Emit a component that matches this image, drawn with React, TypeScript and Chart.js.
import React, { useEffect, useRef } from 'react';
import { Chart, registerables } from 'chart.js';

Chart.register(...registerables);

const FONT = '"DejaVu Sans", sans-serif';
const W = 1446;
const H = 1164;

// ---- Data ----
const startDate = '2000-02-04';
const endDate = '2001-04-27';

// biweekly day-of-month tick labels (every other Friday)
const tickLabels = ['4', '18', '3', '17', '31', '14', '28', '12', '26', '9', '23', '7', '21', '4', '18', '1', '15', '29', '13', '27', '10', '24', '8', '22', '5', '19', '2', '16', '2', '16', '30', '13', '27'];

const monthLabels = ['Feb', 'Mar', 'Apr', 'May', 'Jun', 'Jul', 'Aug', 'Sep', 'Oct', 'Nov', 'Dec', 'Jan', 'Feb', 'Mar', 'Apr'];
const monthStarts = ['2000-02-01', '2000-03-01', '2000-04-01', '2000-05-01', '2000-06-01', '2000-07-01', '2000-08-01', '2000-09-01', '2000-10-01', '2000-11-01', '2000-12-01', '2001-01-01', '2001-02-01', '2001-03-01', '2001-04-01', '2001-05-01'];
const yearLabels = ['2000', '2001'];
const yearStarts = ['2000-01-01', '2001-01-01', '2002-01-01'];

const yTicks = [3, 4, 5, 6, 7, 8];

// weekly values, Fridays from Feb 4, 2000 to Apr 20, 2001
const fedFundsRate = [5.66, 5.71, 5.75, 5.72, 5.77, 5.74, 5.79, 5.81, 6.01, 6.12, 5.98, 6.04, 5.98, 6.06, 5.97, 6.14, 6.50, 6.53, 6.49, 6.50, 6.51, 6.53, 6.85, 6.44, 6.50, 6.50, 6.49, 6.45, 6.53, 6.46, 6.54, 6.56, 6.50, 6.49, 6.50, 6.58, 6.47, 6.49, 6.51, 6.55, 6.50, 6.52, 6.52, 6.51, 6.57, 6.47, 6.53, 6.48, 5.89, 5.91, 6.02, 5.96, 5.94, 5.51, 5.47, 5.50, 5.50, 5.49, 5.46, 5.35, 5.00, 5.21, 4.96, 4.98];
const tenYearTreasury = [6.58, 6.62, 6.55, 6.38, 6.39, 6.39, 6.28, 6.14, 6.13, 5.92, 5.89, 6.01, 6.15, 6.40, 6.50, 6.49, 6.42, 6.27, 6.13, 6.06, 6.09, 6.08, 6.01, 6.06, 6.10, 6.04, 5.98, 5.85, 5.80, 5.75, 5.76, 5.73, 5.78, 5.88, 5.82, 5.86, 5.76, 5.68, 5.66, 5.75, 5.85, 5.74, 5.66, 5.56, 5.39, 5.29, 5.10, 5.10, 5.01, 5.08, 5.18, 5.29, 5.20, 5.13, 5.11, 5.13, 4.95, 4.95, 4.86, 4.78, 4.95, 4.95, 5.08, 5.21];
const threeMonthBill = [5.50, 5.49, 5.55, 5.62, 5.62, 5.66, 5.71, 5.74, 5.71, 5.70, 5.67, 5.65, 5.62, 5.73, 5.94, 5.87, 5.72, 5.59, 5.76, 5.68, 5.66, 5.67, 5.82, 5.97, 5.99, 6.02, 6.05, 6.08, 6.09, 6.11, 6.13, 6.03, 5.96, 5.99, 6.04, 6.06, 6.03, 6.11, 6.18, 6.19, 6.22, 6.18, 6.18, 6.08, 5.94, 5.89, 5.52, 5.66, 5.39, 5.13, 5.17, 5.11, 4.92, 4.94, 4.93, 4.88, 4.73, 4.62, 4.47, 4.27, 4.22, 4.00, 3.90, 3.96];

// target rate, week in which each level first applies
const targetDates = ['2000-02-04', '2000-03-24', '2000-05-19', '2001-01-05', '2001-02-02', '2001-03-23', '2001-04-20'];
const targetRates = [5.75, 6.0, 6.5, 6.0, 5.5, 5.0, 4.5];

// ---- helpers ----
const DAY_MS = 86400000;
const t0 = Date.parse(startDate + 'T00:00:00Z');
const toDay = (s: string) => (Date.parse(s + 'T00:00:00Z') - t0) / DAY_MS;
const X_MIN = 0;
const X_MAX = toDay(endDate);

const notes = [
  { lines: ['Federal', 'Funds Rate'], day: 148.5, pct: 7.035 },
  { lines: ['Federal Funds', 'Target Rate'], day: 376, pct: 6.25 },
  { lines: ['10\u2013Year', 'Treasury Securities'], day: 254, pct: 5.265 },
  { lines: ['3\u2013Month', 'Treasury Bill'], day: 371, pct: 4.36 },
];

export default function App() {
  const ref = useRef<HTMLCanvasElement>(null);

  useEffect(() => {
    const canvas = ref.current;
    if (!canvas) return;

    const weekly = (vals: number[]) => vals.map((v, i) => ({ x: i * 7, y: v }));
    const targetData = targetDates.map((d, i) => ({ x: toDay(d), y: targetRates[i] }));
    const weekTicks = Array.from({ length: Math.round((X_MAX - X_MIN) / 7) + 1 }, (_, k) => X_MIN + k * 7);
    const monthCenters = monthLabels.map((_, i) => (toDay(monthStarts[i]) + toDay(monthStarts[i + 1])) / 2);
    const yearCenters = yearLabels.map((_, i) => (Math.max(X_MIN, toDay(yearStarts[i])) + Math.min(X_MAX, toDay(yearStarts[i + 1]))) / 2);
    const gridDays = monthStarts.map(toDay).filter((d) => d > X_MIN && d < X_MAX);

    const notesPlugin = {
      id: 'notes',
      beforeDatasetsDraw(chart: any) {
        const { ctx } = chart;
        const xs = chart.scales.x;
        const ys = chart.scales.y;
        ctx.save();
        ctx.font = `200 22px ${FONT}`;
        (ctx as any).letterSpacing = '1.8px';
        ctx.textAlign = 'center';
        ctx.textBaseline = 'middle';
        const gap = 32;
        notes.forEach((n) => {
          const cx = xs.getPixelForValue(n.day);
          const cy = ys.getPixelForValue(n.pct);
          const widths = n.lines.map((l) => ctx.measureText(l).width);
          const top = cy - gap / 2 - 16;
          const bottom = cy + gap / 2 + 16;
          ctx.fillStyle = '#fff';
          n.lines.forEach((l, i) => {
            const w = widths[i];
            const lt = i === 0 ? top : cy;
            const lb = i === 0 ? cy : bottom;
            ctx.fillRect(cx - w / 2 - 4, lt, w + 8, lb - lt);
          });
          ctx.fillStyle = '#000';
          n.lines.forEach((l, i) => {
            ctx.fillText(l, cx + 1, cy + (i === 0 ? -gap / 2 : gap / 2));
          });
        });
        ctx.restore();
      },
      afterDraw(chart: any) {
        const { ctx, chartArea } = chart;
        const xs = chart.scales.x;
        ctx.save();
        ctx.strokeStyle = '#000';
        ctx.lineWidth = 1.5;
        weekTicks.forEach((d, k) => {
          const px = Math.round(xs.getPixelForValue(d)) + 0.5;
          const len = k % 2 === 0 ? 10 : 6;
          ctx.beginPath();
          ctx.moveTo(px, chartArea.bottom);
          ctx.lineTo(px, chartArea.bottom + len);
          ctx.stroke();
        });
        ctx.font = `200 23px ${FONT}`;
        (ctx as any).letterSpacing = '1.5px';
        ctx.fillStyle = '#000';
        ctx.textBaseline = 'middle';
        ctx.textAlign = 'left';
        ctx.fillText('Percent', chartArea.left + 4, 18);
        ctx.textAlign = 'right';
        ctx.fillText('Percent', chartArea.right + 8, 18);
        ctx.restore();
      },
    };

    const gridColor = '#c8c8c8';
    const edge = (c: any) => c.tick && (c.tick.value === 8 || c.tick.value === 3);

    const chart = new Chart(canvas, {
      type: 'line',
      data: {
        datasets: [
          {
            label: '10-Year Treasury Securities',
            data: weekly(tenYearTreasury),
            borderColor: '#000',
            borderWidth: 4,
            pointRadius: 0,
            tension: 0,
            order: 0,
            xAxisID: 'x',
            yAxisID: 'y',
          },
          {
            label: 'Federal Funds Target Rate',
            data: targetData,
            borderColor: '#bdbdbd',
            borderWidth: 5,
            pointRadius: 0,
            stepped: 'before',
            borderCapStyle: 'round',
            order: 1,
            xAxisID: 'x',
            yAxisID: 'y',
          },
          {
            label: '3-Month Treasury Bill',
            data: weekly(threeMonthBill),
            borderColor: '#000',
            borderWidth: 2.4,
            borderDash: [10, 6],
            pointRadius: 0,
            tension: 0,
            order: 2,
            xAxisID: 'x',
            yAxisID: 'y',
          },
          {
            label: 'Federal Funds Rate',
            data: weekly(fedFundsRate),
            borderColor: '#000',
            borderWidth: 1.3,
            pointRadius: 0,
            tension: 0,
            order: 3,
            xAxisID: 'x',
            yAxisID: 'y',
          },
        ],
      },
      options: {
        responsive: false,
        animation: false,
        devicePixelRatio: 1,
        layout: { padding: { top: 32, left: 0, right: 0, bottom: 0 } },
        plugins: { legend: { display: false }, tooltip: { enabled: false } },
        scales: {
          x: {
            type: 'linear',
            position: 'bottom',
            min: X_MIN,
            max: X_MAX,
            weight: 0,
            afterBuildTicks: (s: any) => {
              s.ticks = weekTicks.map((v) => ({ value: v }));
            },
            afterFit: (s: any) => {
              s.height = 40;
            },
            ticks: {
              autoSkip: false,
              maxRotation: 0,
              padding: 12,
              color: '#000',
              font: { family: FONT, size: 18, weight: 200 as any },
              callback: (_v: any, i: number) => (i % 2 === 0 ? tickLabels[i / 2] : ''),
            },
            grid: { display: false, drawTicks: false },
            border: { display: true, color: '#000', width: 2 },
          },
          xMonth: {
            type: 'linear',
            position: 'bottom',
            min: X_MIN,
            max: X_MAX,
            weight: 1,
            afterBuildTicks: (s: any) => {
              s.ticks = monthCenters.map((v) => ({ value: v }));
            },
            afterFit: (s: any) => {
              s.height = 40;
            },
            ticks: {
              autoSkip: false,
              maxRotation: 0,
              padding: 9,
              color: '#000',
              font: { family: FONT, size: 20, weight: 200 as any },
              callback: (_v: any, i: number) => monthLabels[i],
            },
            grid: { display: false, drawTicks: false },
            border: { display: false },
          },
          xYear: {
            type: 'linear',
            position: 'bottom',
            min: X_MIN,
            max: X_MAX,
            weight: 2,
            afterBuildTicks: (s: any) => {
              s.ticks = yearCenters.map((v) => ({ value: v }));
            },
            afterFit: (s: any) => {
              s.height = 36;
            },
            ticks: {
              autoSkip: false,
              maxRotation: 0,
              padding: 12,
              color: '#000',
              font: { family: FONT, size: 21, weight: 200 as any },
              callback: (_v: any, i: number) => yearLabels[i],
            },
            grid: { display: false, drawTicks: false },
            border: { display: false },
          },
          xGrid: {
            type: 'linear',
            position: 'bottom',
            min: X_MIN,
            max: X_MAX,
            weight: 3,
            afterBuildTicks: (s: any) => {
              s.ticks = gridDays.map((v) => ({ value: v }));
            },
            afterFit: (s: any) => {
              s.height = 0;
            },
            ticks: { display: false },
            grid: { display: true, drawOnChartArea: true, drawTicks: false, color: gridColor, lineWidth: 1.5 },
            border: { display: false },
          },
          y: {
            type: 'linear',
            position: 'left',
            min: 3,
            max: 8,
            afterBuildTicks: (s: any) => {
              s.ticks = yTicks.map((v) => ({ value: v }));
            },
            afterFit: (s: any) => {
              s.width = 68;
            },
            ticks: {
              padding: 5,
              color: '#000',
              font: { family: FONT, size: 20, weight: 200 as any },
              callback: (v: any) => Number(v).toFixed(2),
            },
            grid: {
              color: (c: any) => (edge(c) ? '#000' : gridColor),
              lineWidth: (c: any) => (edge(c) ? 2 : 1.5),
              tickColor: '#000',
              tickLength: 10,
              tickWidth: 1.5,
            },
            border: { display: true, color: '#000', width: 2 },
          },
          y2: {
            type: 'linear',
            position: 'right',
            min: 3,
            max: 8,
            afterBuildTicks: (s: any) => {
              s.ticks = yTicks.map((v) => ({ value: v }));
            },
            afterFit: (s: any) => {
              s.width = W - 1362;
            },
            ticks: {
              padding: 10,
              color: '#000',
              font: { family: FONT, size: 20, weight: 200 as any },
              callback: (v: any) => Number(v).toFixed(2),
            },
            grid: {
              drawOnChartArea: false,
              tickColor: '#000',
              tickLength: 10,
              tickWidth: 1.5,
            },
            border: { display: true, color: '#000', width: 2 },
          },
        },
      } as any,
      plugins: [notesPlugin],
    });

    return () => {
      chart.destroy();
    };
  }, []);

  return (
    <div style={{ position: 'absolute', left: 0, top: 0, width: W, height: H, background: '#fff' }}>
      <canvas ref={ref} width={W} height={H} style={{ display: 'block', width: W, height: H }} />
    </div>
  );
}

**EXERCISE OBJECTIVE**. Your output must be the lines of the material above, from the first through the line that contains "const yTicks = [3, 4, 5, 6, 7, 8];", copied exactly. Include both endpoints and nothing else.

**EXERCISE ANSWER**.
Emit a component that matches this image, drawn with React, TypeScript and Chart.js.
import React, { useEffect, useRef } from 'react';
import { Chart, registerables } from 'chart.js';

Chart.register(...registerables);

const FONT = '"DejaVu Sans", sans-serif';
const W = 1446;
const H = 1164;

// ---- Data ----
const startDate = '2000-02-04';
const endDate = '2001-04-27';

// biweekly day-of-month tick labels (every other Friday)
const tickLabels = ['4', '18', '3', '17', '31', '14', '28', '12', '26', '9', '23', '7', '21', '4', '18', '1', '15', '29', '13', '27', '10', '24', '8', '22', '5', '19', '2', '16', '2', '16', '30', '13', '27'];

const monthLabels = ['Feb', 'Mar', 'Apr', 'May', 'Jun', 'Jul', 'Aug', 'Sep', 'Oct', 'Nov', 'Dec', 'Jan', 'Feb', 'Mar', 'Apr'];
const monthStarts = ['2000-02-01', '2000-03-01', '2000-04-01', '2000-05-01', '2000-06-01', '2000-07-01', '2000-08-01', '2000-09-01', '2000-10-01', '2000-11-01', '2000-12-01', '2001-01-01', '2001-02-01', '2001-03-01', '2001-04-01', '2001-05-01'];
const yearLabels = ['2000', '2001'];
const yearStarts = ['2000-01-01', '2001-01-01', '2002-01-01'];

const yTicks = [3, 4, 5, 6, 7, 8];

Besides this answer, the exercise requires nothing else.